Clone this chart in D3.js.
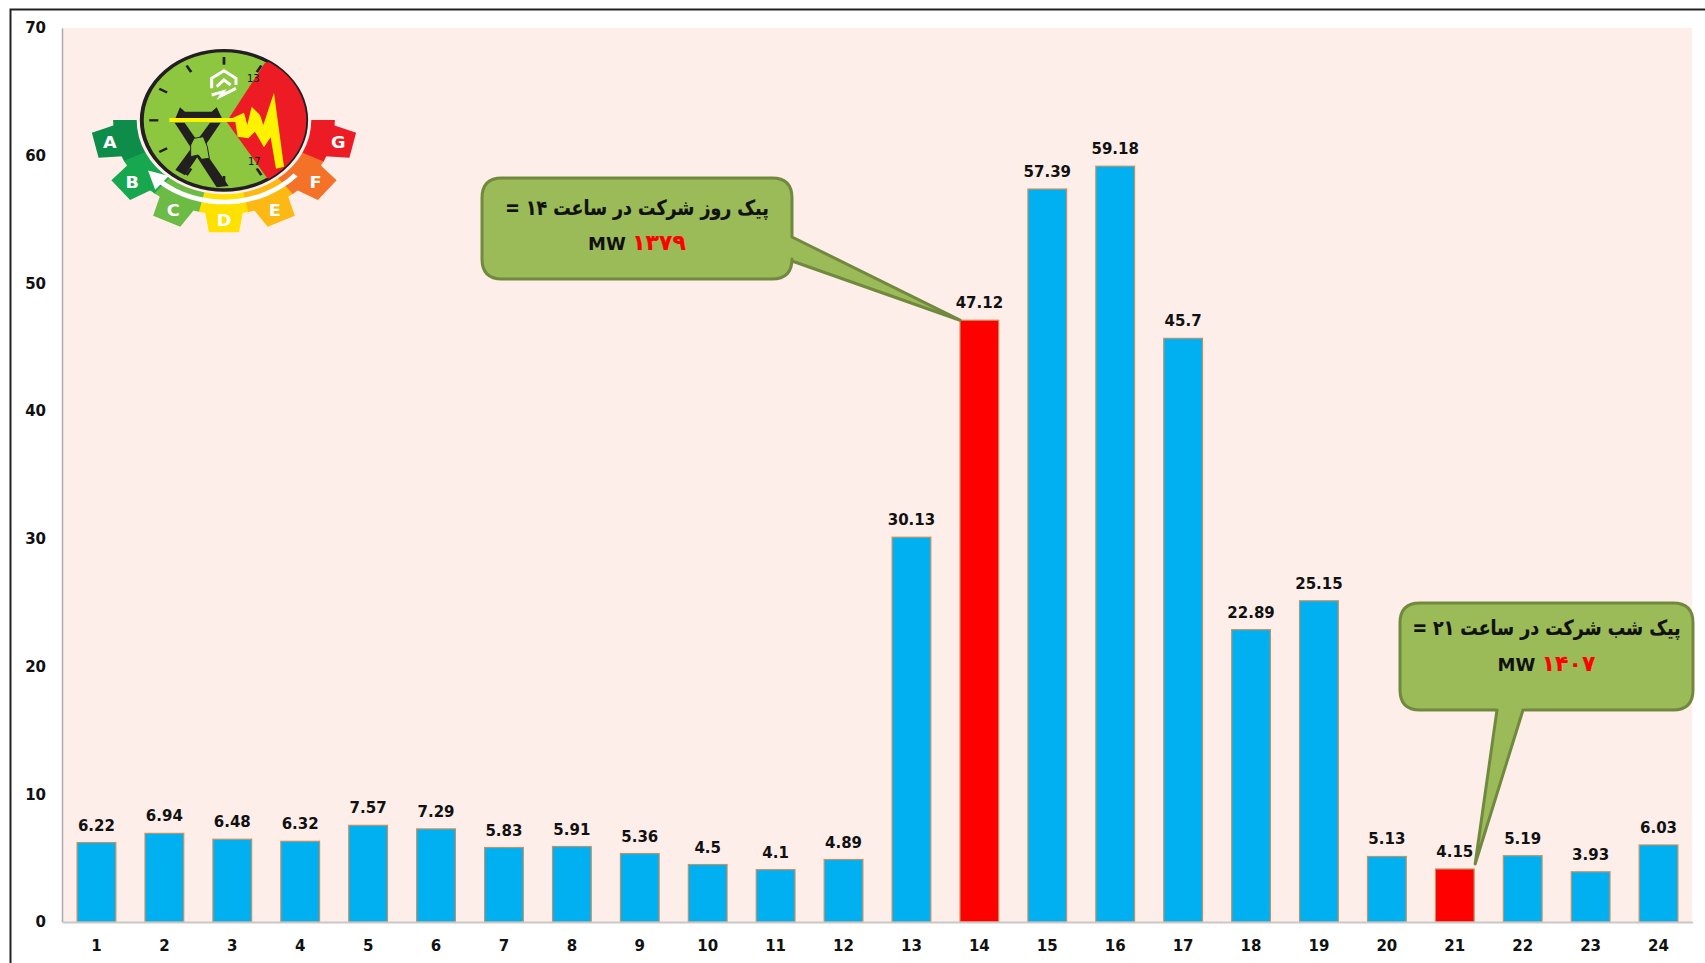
<!DOCTYPE html>
<html>
<head>
<meta charset="utf-8">
<script src="https://cdn.jsdelivr.net/npm/d3@7"></script>
<style>
  html, body { margin: 0; padding: 0; background: #fff; }
  svg { display: block; }
  text { font-family: "DejaVu Sans", sans-serif; font-weight: bold; fill: #111; }
</style>
</head>
<body>
<svg id="chart" width="1705" height="963"></svg>
<script>
const hours = ["1","2","3","4","5","6","7","8","9","10","11","12","13","14","15","16","17","18","19","20","21","22","23","24"];
const values = [6.22,6.94,6.48,6.32,7.57,7.29,5.83,5.91,5.36,4.5,4.1,4.89,30.13,47.12,57.39,59.18,45.7,22.89,25.15,5.13,4.15,5.19,3.93,6.03];
const peakHours = ["14","21"];
const yTicks = [0,10,20,30,40,50,60,70];
const gearLetters = ["A","B","C","D","E","F","G"];
const gearColors = ["#0e8c4a","#17a84f","#6cbb45","#ffe100","#fdb913","#f47128","#ed1c24"];

const svg = d3.select("#chart");
const plot = { left: 62, right: 1692, top: 28, bottom: 922 };

const x = d3.scaleBand().domain(hours).range([plot.left + 0.5, plot.right + 0.5]).paddingInner(0.43).paddingOuter(0.215);
const y = d3.scaleLinear().domain([0, 70]).range([plot.bottom, plot.top]);

// outer frame, only top and left are visible
svg.append("path").attr("d", "M10.5,963V9.5H1705").attr("fill", "none").attr("stroke", "#222").attr("stroke-width", 2);

svg.append("rect")
  .attr("x", plot.left).attr("y", plot.top)
  .attr("width", plot.right - plot.left).attr("height", plot.bottom - plot.top)
  .attr("fill", "#fdeee9");

svg.selectAll("rect.bar").data(values).enter().append("rect")
  .attr("class", "bar")
  .attr("x", (d, i) => x(hours[i]))
  .attr("y", d => y(d))
  .attr("width", x.bandwidth())
  .attr("height", d => y(0) - y(d))
  .attr("fill", (d, i) => peakHours.includes(hours[i]) ? "#ff0000" : "#00b0f0")
  .attr("stroke", "#c8905f")
  .attr("stroke-width", 1.2);

svg.selectAll("text.val").data(values).enter().append("text")
  .attr("class", "val")
  .attr("x", (d, i) => x(hours[i]) + x.bandwidth() / 2)
  .attr("y", d => y(d) - 12)
  .attr("text-anchor", "middle")
  .attr("font-size", 15)
  .text(d => d);

const yAxis = svg.append("g").attr("transform", `translate(${plot.left},0)`)
  .call(d3.axisLeft(y).tickValues(yTicks).tickSize(0).tickPadding(16));
yAxis.select(".domain").attr("stroke", "#aaa").attr("stroke-width", 1.5);
yAxis.selectAll("text").attr("font-size", 15).attr("font-family", "DejaVu Sans").attr("fill", "#111");

const xAxis = svg.append("g").attr("transform", `translate(0,${plot.bottom})`)
  .call(d3.axisBottom(x).tickSize(0).tickPadding(18));
xAxis.select(".domain").attr("stroke", "#c8c8c8").attr("stroke-width", 2);
xAxis.selectAll("text").attr("font-size", 15).attr("font-family", "DejaVu Sans").attr("fill", "#111");

// callouts
function callout(box, tail, line1, red, lineYs) {
  const r = 20;
  const { x0, x1, y0, y1 } = box;
  const p = d3.path();
  p.moveTo(x0 + r, y0);
  p.lineTo(x1 - r, y0);
  p.quadraticCurveTo(x1, y0, x1, y0 + r);
  if (tail.side === "right") {
    p.lineTo(x1, tail.a);
    p.lineTo(tail.x, tail.y);
    p.lineTo(x1, tail.b);
  }
  p.lineTo(x1, y1 - r);
  p.quadraticCurveTo(x1, y1, x1 - r, y1);
  if (tail.side === "bottom") {
    p.lineTo(tail.b, y1);
    p.lineTo(tail.x, tail.y);
    p.lineTo(tail.a, y1);
  }
  p.lineTo(x0 + r, y1);
  p.quadraticCurveTo(x0, y1, x0, y1 - r);
  p.lineTo(x0, y0 + r);
  p.quadraticCurveTo(x0, y0, x0 + r, y0);
  p.closePath();
  svg.append("path").attr("d", p.toString())
    .attr("fill", "#9bbb59").attr("stroke", "#71893f").attr("stroke-width", 3).attr("stroke-linejoin", "round");

  const cx = (x0 + x1) / 2;
  svg.append("text").attr("transform", `translate(${cx},${lineYs[0]}) scale(0.94,1.12)`)
    .attr("text-anchor", "middle").attr("direction", "rtl")
    .attr("font-size", 18.5).attr("fill", "#000")
    .attr("stroke", "#000").attr("stroke-width", 0.2).text(line1);
  const t = svg.append("text").attr("x", cx).attr("y", lineYs[1])
    .attr("text-anchor", "middle").attr("font-size", 18).attr("fill", "#000");
  t.append("tspan").text("MW ");
  t.append("tspan").attr("fill", "#ff0000").attr("stroke", "#ff0000").attr("stroke-width", 0.2).attr("font-size", 22).text(red);
}

callout({ x0: 482, x1: 792, y0: 178, y1: 279 },
  { side: "right", a: 237, b: 261, x: x("14"), y: y(47.12) },
  "پیک روز شرکت در ساعت ۱۴ =", "۱۳۷۹", [215, 250]);
callout({ x0: 1400, x1: 1693, y0: 603, y1: 710 },
  { side: "bottom", a: 1497, b: 1523, x: x("21") + x.bandwidth() + 1, y: y(4.15) - 5 },
  "پیک شب شرکت در ساعت ۲۱ =", "۱۴۰۷", [635, 671]);

// logo, drawn in the coordinates of a 3x crop then scaled down
const logo = svg.append("g").attr("transform", "translate(70,30) scale(0.3333)");
const rad = a => a * Math.PI / 180;
const gear = logo.append("g").attr("transform", "translate(462,271) scale(1.18,1)");
const step = 180 / 7;
const polar = (r, a) => [r * Math.sin(rad(a)), -r * Math.cos(rad(a))];
const segArc = d3.arc().innerRadius(222).outerRadius(282);

gearLetters.forEach((letter, i) => {
  const mid = 270 - step * (i + 0.5);
  gear.append("path")
    .attr("d", segArc({ startAngle: rad(mid - step / 2 - 0.2), endAngle: rad(mid + step / 2 + 0.2) }))
    .attr("fill", gearColors[i]);
  gear.append("path")
    .attr("d", d3.line()([polar(278, mid - 10), polar(338, mid - 6.5), polar(338, mid + 6.5), polar(278, mid + 10)]))
    .attr("fill", gearColors[i]);
  const pos = polar(298, mid);
  gear.append("text").attr("transform", `translate(${pos[0]},${pos[1]}) scale(0.9,1)`)
    .attr("text-anchor", "middle").attr("dy", "0.36em")
    .attr("font-size", 50).style("fill", "#fff").text(letter);
});

// white arrow running through the ring
gear.append("path")
  .attr("d", d3.arc().innerRadius(238).outerRadius(252)({ startAngle: rad(132), endAngle: rad(222) }))
  .attr("fill", "#fff");
gear.append("path")
  .attr("d", d3.line()([polar(245, 232), polar(218, 220), polar(272, 220)]))
  .attr("fill", "#fff");

const clock = logo.append("g").attr("transform", "translate(462,271) scale(1.18,1)");
clock.append("circle").attr("r", 209).attr("fill", "#8dc63f");
logo.append("clipPath").attr("id", "faceLogo").append("ellipse")
  .attr("cx", 462).attr("cy", 271).attr("rx", 247).attr("ry", 209);
logo.append("path").attr("clip-path", "url(#faceLogo)")
  .attr("d", "M470,275L584,100L720,60L720,480L592,445Z").attr("fill", "#ed1c24");

// crossed arms
logo.append("path").attr("d", "M330,232L345,245L425,245L440,232L456,265L312,275Z").attr("fill", "#231f20");
logo.append("path").attr("d", "M314,278L344,278L476,468L440,472Z").attr("fill", "#231f20");
logo.append("path").attr("d", "M420,278L452,278L345,436L316,420Z").attr("fill", "#231f20");
logo.append("path").attr("d", "M362,345L372,325L400,320L412,350L418,385L395,388L385,375L362,380Z")
  .attr("fill", "#8dc63f").attr("stroke", "#231f20").attr("stroke-width", 3);

// lightning and hand
logo.append("path")
  .attr("d", "M298,264H488L522,248L532,285L545,230L570,255L580,285L612,188L642,410L618,416L602,322L582,352L555,305L535,325L503,320L496,276H298Z")
  .attr("fill", "#fff200");

d3.range(12).forEach(i => {
  const a = i * 30;
  const inner = polar(167, a), outer = polar(190, a);
  clock.append("line")
    .attr("x1", inner[0]).attr("y1", inner[1]).attr("x2", outer[0]).attr("y2", outer[1])
    .attr("stroke", "#231f20").attr("stroke-width", 7);
});
clock.append("circle").attr("r", 209).attr("fill", "none").attr("stroke", "#231f20").attr("stroke-width", 10);

logo.append("text").attr("x", 550).attr("y", 157).attr("text-anchor", "middle").attr("font-size", 30)
  .style("font-weight", "normal").text("13");
logo.append("text").attr("x", 553).attr("y", 405).attr("text-anchor", "middle").attr("font-size", 30)
  .style("font-weight", "normal").text("17");
// house mark on the clock face
logo.append("path")
  .attr("d", "M425,175V145L462,122L498,145V165M440,170L462,150L482,165M425,195L460,185L452,198L498,175")
  .attr("fill", "none").attr("stroke", "#fff").attr("stroke-width", 9);
</script>
</body>
</html>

• **GIVEN EXERCISE**
Begin at the first line of the material and copy each line exactly through the one containing "d3.scaleLinear().domain([0, 70]).range([plot.bottom, plot.top]);". Omit pictures.

• **RESPONSE**
Clone this chart in D3.js.
<!DOCTYPE html>
<html>
<head>
<meta charset="utf-8">
<script src="https://cdn.jsdelivr.net/npm/d3@7"></script>
<style>
  html, body { margin: 0; padding: 0; background: #fff; }
  svg { display: block; }
  text { font-family: "DejaVu Sans", sans-serif; font-weight: bold; fill: #111; }
</style>
</head>
<body>
<svg id="chart" width="1705" height="963"></svg>
<script>
const hours = ["1","2","3","4","5","6","7","8","9","10","11","12","13","14","15","16","17","18","19","20","21","22","23","24"];
const values = [6.22,6.94,6.48,6.32,7.57,7.29,5.83,5.91,5.36,4.5,4.1,4.89,30.13,47.12,57.39,59.18,45.7,22.89,25.15,5.13,4.15,5.19,3.93,6.03];
const peakHours = ["14","21"];
const yTicks = [0,10,20,30,40,50,60,70];
const gearLetters = ["A","B","C","D","E","F","G"];
const gearColors = ["#0e8c4a","#17a84f","#6cbb45","#ffe100","#fdb913","#f47128","#ed1c24"];

const svg = d3.select("#chart");
const plot = { left: 62, right: 1692, top: 28, bottom: 922 };

const x = d3.scaleBand().domain(hours).range([plot.left + 0.5, plot.right + 0.5]).paddingInner(0.43).paddingOuter(0.215);
const y = d3.scaleLinear().domain([0, 70]).range([plot.bottom, plot.top]);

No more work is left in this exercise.